Banax 1000 if you are strictly snappers and groupers. Maintenance or repairs are very easy through banax. I have called Frigate Sales who I purchased from and he is very responsive. If it is an easy fix he will send you a part, or if it is in depth he turns around usually in a day. Not to mention the parts are stronger in the banax. Even had a person let the line go out too fast and when they retrieved the line was caught around the line feeder. They fixed it no cost even though it was operator error. They also came out with a reel Banax 1500 which is the equivalent to the Seaborg 1200 if you are looking for swords.


----------



## Walton County (Aug 23, 2016)

If you are considering a Seaborg you may as well consider the Banax 1500TM. 
That was the direction I ended up going.


----------



## ajmatthews1s (Jul 22, 2009)

Walton County said:


> If you are considering a Seaborg you may as well consider the Banax 1500TM.
> That was the direction I ended up going.


 Okay thanks. Have you used the Banax 1500tm? What’s your thoughts on it?


----------



## MrFish (Aug 21, 2009)

Tanacom 1000 combo fs


Never seen saltwater or a rod holder, loaded with 65lb powerpro. Box included. Matching Diawa DD rod. $850 obo.




www.pensacolafishingforum.com


----------



## Walton County (Aug 23, 2016)

I’m happy with the reel so far but I have not been able to put it through a solid test yet. 
Retrieving 5lbs of lead and 2000’ of line and it doesn’t get hot.
I have nothing against the Seaborg. It is a good reel. I just like the versatility of the Banax. It’s basically the same money.


----------



## ajmatthews1s (Jul 22, 2009)

Walton County said:


> I’m happy with the reel so far but I have not been able to put it through a solid test yet.
> Retrieving 5lbs of lead and 2000’ of line and it doesn’t get hot.
> I have nothing against the Seaborg. It is a good reel. I just like the versatility of the Banax. It’s basically the same money.

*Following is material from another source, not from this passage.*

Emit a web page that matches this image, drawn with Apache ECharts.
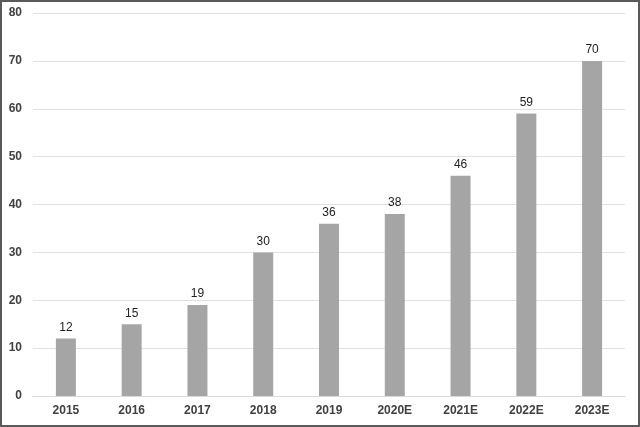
<!DOCTYPE html>
<html><head><meta charset="utf-8">
<script src="https://cdn.jsdelivr.net/npm/echarts@6/dist/echarts.min.js"></script>
<style>html,body{margin:0;padding:0;background:#fff}#c{width:640px;height:427px}</style>
</head><body><div id="c"></div>
<script>
const categories = ['2015','2016','2017','2018','2019','2020E','2021E','2022E','2023E'];
const values = [12,15,19,30,36,38,46,59,70];
const yTicks = {min:0, max:80, interval:10};

const chart = echarts.init(document.getElementById('c'), null, {renderer:'canvas'});
chart.setOption({
  animation:false,
  backgroundColor:'#fff',
  grid:{left:33, right:15, top:13, bottom:31},
  xAxis:{type:'category', data:categories,
    axisLine:{show:true, lineStyle:{color:'#d9d9d9'}}, axisTick:{show:false},
    axisLabel:{color:'#404040', fontSize:12, fontWeight:'bold', fontFamily:'Arial, Liberation Sans', margin:9}},
  yAxis:{type:'value', min:yTicks.min, max:yTicks.max, interval:yTicks.interval,
    axisLine:{show:false}, axisTick:{show:false},
    splitLine:{lineStyle:{color:'#e0e0e0'}},
    axisLabel:{color:'#404040', fontSize:12, fontWeight:'bold', fontFamily:'Arial, Liberation Sans', margin:11}},
  series:[{type:'bar', data:values, barWidth:20,
    itemStyle:{color:'#a5a5a5'},
    label:{show:true, position:'top', distance:5, color:'#222', fontSize:12, fontFamily:'Arial, Liberation Sans'}}],
  graphic:[{type:'rect', shape:{x:1,y:1,width:638,height:425}, style:{fill:'none', stroke:'#5a5a5a', lineWidth:2}, z:100}]
});
</script></body></html>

 Yeah that makes perfect sense In regards of versatility. What’s did you spool yours with?


----------



## Walton County (Aug 23, 2016)

I went with 65lb braid since my main intention was for swords.


----------



## jack2 (Mar 19, 2010)

i started out deepdropping with a fish winch 1.0, a penn senator 114H, a 6/0 rod and 80lb braid. keith (ocean master) reworked the senator many years ago. about 2 years ago i upgraded to the 2.0 fish winch and it performs just like the tanacom 1000, side by side comparison pulling up fish with a 4-6lb weight. if you want to get into deepdropping and dom't want to cash out then go with this setup. i've used it a lot over the years.
jack


----------



## jack2 (Mar 19, 2010)

btw, the 60lb golden (lol) in my avatar was pulled in with the setup i just explained.
jack


----------



## ajmatthews1s (Jul 22, 2009)

jack2 said:


> btw, the 60lb golden (lol) in my avatar was pulled in with the setup i just explained.
> jack


Awesome thanks


----------